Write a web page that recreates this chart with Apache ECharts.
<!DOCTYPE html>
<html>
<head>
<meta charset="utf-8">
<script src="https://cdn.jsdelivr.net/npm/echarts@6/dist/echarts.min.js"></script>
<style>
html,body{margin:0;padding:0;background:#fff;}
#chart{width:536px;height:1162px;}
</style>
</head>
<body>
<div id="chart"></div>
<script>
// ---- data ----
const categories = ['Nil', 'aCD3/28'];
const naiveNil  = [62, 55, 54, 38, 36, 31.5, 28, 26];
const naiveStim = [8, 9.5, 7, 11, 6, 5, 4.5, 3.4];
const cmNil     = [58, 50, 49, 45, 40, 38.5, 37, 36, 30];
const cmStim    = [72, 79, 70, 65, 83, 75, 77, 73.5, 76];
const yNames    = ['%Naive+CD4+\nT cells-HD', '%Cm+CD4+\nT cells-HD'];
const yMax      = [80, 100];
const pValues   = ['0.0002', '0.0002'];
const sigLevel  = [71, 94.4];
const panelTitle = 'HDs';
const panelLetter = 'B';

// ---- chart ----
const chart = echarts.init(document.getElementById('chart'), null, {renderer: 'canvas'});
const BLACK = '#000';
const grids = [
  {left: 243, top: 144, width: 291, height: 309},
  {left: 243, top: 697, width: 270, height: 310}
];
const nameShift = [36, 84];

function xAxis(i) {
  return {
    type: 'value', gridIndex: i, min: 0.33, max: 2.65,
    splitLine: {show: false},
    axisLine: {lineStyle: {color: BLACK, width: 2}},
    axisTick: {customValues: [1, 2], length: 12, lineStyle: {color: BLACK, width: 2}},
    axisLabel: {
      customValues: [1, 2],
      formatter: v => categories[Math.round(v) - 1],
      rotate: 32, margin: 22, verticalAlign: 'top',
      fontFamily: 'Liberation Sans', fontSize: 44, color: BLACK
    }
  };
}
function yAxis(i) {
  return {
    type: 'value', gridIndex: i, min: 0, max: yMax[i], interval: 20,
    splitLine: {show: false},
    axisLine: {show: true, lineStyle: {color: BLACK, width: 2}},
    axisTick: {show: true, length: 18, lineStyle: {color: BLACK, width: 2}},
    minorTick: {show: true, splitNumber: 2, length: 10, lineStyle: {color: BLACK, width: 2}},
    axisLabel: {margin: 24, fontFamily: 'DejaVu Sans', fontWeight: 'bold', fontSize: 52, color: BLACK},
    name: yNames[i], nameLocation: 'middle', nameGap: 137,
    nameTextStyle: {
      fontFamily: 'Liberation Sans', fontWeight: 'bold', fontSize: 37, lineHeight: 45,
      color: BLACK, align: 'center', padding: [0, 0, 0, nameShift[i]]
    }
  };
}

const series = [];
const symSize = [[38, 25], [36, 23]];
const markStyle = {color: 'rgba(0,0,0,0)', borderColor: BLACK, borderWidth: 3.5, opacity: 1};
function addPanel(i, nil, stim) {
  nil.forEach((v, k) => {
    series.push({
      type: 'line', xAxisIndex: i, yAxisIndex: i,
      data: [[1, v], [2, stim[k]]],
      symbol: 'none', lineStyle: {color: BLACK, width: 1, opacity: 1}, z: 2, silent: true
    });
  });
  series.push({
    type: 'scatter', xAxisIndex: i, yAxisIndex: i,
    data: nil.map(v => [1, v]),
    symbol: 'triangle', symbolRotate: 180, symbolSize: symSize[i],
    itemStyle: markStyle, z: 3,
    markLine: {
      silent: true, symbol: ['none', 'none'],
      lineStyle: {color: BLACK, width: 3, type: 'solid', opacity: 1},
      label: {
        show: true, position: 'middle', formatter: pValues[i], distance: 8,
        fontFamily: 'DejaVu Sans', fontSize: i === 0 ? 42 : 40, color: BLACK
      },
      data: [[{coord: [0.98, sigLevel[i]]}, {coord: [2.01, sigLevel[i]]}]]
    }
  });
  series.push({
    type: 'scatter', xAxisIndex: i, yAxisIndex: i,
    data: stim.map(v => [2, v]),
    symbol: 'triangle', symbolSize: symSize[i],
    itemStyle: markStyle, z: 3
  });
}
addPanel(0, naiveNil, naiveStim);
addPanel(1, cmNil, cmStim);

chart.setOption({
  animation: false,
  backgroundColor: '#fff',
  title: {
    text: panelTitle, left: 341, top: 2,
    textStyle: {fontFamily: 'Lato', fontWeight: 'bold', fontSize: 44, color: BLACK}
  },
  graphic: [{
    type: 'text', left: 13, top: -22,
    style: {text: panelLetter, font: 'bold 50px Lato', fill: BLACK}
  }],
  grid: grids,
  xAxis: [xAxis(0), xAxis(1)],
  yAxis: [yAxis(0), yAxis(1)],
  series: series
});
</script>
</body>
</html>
----------
## What you will do
Each line from the top of the material above through the line with "const nameShift = [36, 84];" must be echoed exactly, and no other line.

## Worked answer
Write a web page that recreates this chart with Apache ECharts.
<!DOCTYPE html>
<html>
<head>
<meta charset="utf-8">
<script src="https://cdn.jsdelivr.net/npm/echarts@6/dist/echarts.min.js"></script>
<style>
html,body{margin:0;padding:0;background:#fff;}
#chart{width:536px;height:1162px;}
</style>
</head>
<body>
<div id="chart"></div>
<script>
// ---- data ----
const categories = ['Nil', 'aCD3/28'];
const naiveNil  = [62, 55, 54, 38, 36, 31.5, 28, 26];
const naiveStim = [8, 9.5, 7, 11, 6, 5, 4.5, 3.4];
const cmNil     = [58, 50, 49, 45, 40, 38.5, 37, 36, 30];
const cmStim    = [72, 79, 70, 65, 83, 75, 77, 73.5, 76];
const yNames    = ['%Naive+CD4+\nT cells-HD', '%Cm+CD4+\nT cells-HD'];
const yMax      = [80, 100];
const pValues   = ['0.0002', '0.0002'];
const sigLevel  = [71, 94.4];
const panelTitle = 'HDs';
const panelLetter = 'B';

// ---- chart ----
const chart = echarts.init(document.getElementById('chart'), null, {renderer: 'canvas'});
const BLACK = '#000';
const grids = [
  {left: 243, top: 144, width: 291, height: 309},
  {left: 243, top: 697, width: 270, height: 310}
];
const nameShift = [36, 84];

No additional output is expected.